When Benchmark invested in Uber's Series A, partner Bill Gurley didn't just write a check — he attended board meetings, made key executive introductions, helped navigate regulatory battles, and provided strategic counsel during Uber's hypergrowth phase. Gurley's active involvement, including his eventual role in the CEO transition, exemplifies how an active investor's engagement extends far beyond capital to directly shape company trajectory.

Why It Matters

The 'smart money vs. dumb money' distinction is real. Active investors can meaningfully accelerate a startup's trajectory through hiring introductions (the #1 value-add founders cite), customer introductions, follow-on fundraising support, and crisis management experience. However, overly active investors can also slow companies down with excessive oversight or misguided advice.

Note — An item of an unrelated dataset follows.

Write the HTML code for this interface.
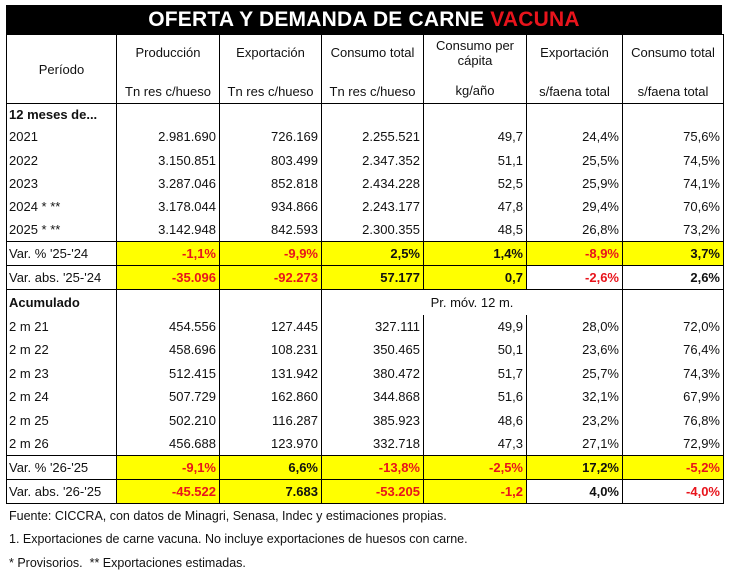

Founders should reference-check their potential investors with other portfolio company CEOs to understand what 'active' actually means in practice.

VC Beast Take

Every VC claims to be 'value-add' and 'founder-friendly' — it's the most overused phrase in venture capital. The real question is: what specifically will this partner do for me that another investor won't? The best founders ask for concrete examples and reference-check aggressively. VC Beast's research shows that the partner matters far more than the firm — a great partner at a mediocre firm beats a mediocre partner at a top firm.